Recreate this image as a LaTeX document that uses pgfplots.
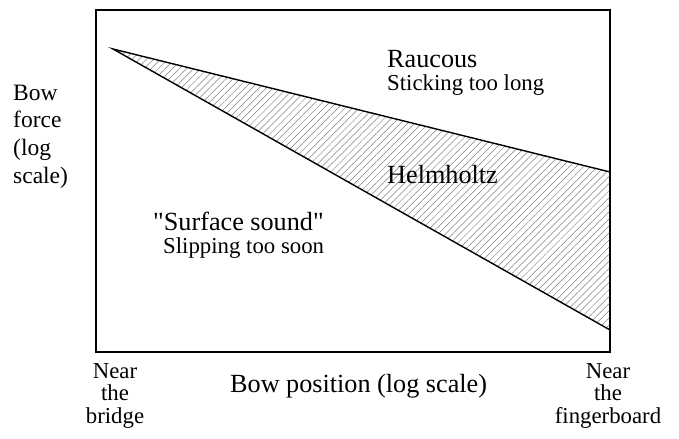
\documentclass[border=0pt]{standalone}
\usepackage{fontspec}
\setmainfont{Liberation Serif}[Ligatures=TeXOff]
\usepackage{pgfplots}
\pgfplotsset{compat=1.18}
\usetikzlibrary{patterns.meta}
\newcommand{\bigf}{\fontsize{26.2bp}{28bp}\selectfont}
\newcommand{\smallf}{\fontsize{22.8bp}{24bp}\selectfont}
\newcommand{\leftf}{\fontsize{23.5bp}{24bp}\selectfont}
\begin{document}
\begin{tikzpicture}
\begin{axis}[
  width=514bp, height=342bp, scale only axis,
  xmin=0, xmax=514, ymin=0, ymax=342,
  ticks=none, clip=false,
  axis line style={line width=1.5bp},
]
\path (axis cs:-96,-87) rectangle (axis cs:583,352);
\addplot[draw=black, line width=1.4bp, line join=miter,
  pattern={Lines[angle=45,distance=5bp,line width=0.5bp]}, pattern color=gray]
  coordinates {(17,303) (514,180) (514,22)} -- cycle;
\tikzset{every node/.style={inner sep=0pt}}
\node[anchor=base west, font=\bigf] at (axis cs:291,284) {Raucous};
\node[anchor=base west, font=\smallf] at (axis cs:291,261) {Sticking too long};
\node[anchor=base west, font=\bigf] at (axis cs:291,168) {Helmholtz};
\node[anchor=base west, font=\bigf] at (axis cs:57,121) {"Surface sound"};
\node[anchor=base west, font=\smallf] at (axis cs:67,98) {Slipping too soon};
\node[anchor=base west, font=\bigf] at (axis cs:134,-40) {Bow position (log scale)};
\node[anchor=base west, font=\leftf] at (axis cs:-83,251) {Bow};
\node[anchor=base west, font=\leftf] at (axis cs:-83,224) {force};
\node[anchor=base west, font=\leftf] at (axis cs:-83,196) {(log};
\node[anchor=base west, font=\leftf] at (axis cs:-83,168) {scale)};
\node[anchor=base, font=\smallf] at (axis cs:19,-26) {Near};
\node[anchor=base, font=\smallf] at (axis cs:19,-48) {the};
\node[anchor=base, font=\smallf] at (axis cs:19,-71) {bridge};
\node[anchor=base, font=\smallf] at (axis cs:512,-26) {Near};
\node[anchor=base, font=\smallf] at (axis cs:512,-48) {the};
\node[anchor=base, font=\smallf] at (axis cs:512,-71) {fingerboard};
\end{axis}
\end{tikzpicture}
\end{document}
-------------------------
### Written request:
Omitting all images, print the listing exactly.

### Written reply:
Recreate this image as a LaTeX document that uses pgfplots.
\documentclass[border=0pt]{standalone}
\usepackage{fontspec}
\setmainfont{Liberation Serif}[Ligatures=TeXOff]
\usepackage{pgfplots}
\pgfplotsset{compat=1.18}
\usetikzlibrary{patterns.meta}
\newcommand{\bigf}{\fontsize{26.2bp}{28bp}\selectfont}
\newcommand{\smallf}{\fontsize{22.8bp}{24bp}\selectfont}
\newcommand{\leftf}{\fontsize{23.5bp}{24bp}\selectfont}
\begin{document}
\begin{tikzpicture}
\begin{axis}[
  width=514bp, height=342bp, scale only axis,
  xmin=0, xmax=514, ymin=0, ymax=342,
  ticks=none, clip=false,
  axis line style={line width=1.5bp},
]
\path (axis cs:-96,-87) rectangle (axis cs:583,352);
\addplot[draw=black, line width=1.4bp, line join=miter,
  pattern={Lines[angle=45,distance=5bp,line width=0.5bp]}, pattern color=gray]
  coordinates {(17,303) (514,180) (514,22)} -- cycle;
\tikzset{every node/.style={inner sep=0pt}}
\node[anchor=base west, font=\bigf] at (axis cs:291,284) {Raucous};
\node[anchor=base west, font=\smallf] at (axis cs:291,261) {Sticking too long};
\node[anchor=base west, font=\bigf] at (axis cs:291,168) {Helmholtz};
\node[anchor=base west, font=\bigf] at (axis cs:57,121) {"Surface sound"};
\node[anchor=base west, font=\smallf] at (axis cs:67,98) {Slipping too soon};
\node[anchor=base west, font=\bigf] at (axis cs:134,-40) {Bow position (log scale)};
\node[anchor=base west, font=\leftf] at (axis cs:-83,251) {Bow};
\node[anchor=base west, font=\leftf] at (axis cs:-83,224) {force};
\node[anchor=base west, font=\leftf] at (axis cs:-83,196) {(log};
\node[anchor=base west, font=\leftf] at (axis cs:-83,168) {scale)};
\node[anchor=base, font=\smallf] at (axis cs:19,-26) {Near};
\node[anchor=base, font=\smallf] at (axis cs:19,-48) {the};
\node[anchor=base, font=\smallf] at (axis cs:19,-71) {bridge};
\node[anchor=base, font=\smallf] at (axis cs:512,-26) {Near};
\node[anchor=base, font=\smallf] at (axis cs:512,-48) {the};
\node[anchor=base, font=\smallf] at (axis cs:512,-71) {fingerboard};
\end{axis}
\end{tikzpicture}
\end{document}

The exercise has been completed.